At the mid-crit, you should thus concentrate on presenting:
- Your group's fundamental ideas, concepts, logic, business models, scenarios, vision etc.
- Describe work you have done in the group to support your ideas, concepts, vision (etc.) in terms of reading literature, collecting materials etc.
- Please also say a few worlds about your ideas for a "design representation" that demos/visualizes your concept and that you will use during the final presentation (see further the course PM) 

Do note that the emphasis is on the soundness of your concept and your ideas. A successful presentation and a benign reception can be seen as a go-ahead to continue your work on the path you have (already) taken. Another alternative is of course that you get feedback that encourages you to veer some from the direction you are heading in (ranging from timid suggestions and fun ideas to forceful "recommendations" that you most certainly should take into account after the mid-crit).

We have invited three external guests ("guest critics") for this event - see below. They will listen to each group's presentation/pitch and then ask questions and discuss your work. Students from other groups are of course also welcome to chip in to comment or ask questions!

Do note that this is the premier occasion for you to get an idea about what other groups are doing in the course. Perhaps you will realize that there is a need to coordinate your work with the work of another group (for example if you overlap, or if there is a "natural" progression or fit (or contradiction) between your topic and that of the other group). This might also have implications for the order in which we will schedule groups to present their projects at the final presentation in December.

Our three external guest critics for this occasion are Airi Lampinen, Milad Hossainzadeh and Åke Walldius:


About: Airi works as a postdoctoral researcher at Mobile Life Centre, Stockholm University. Previously, she has been a researcher at Helsinki Institute for Information Technology HIIT, a visiting scholar at UC Berkeley's School of Information and a research intern at Microsoft Research New England. Her research is focused on interpersonal boundary regulation in networked settings, such as the sharing economy and social network services. Her qualifications include a PhD in social psychology from University of Helsinki and a BSc (Eng.) from Aalto University's interdisciplinary Information Networks degree programme.

About: Milad Hossainzadeh is a young architect and entrepreneur who was born in Iran. He grew up in Sweden and partly in London where he received his Masters from UCL The Bartlett School of Architecture. He is currently based in Stockholm, working at the leading Scandinavian architectural firm White. He shares his time as a member of Urban Land Institute and working strategically with international relations within the field s architecture, urban design, business development and start-ups.

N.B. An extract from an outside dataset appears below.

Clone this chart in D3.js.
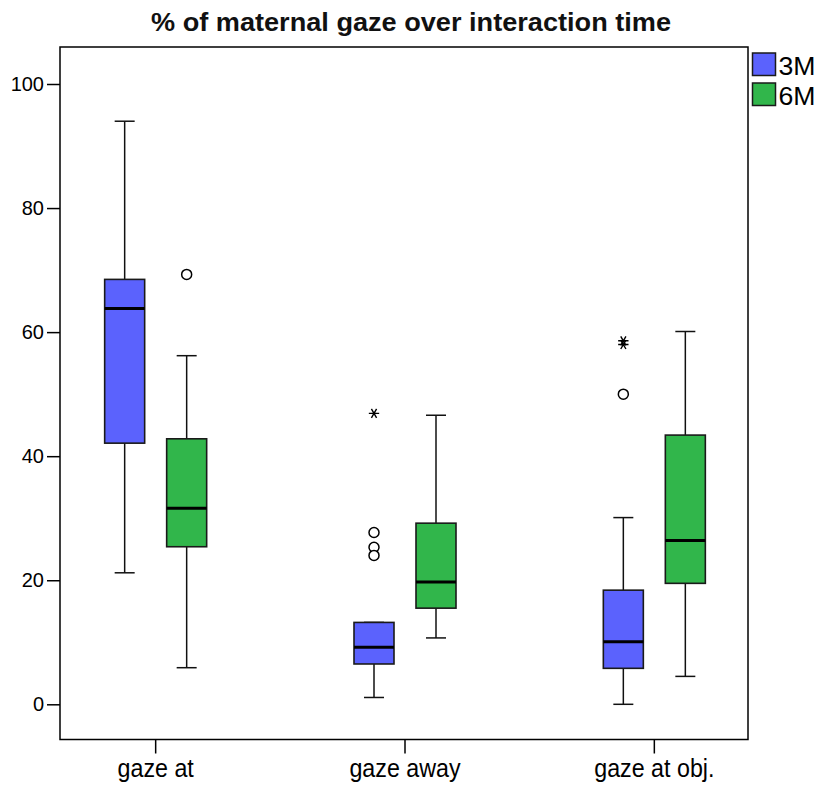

As an architect, he has an interest in optimizing the power of cultural innovation and systematic root thinking. 

About: Åke Walldius is a researcher in Human Computer Interaction at the Royal Institute of Technology (KTH). He earned his Ph.D. in Cinema Studies at Stockholm University after having worked for 20 years in video production and information visualization. He is team leader for the Socio-technical Practices team at the Media technology an Interaction design Group and is an appointed expert in standardization. His main interests are socio-technical visualization, genre analysis and design pattern composition and use. Åke has been responsible (2008) and co-responsible (2007, 2009, 2011) for the course Future of Media at the Media technology programme at KTH.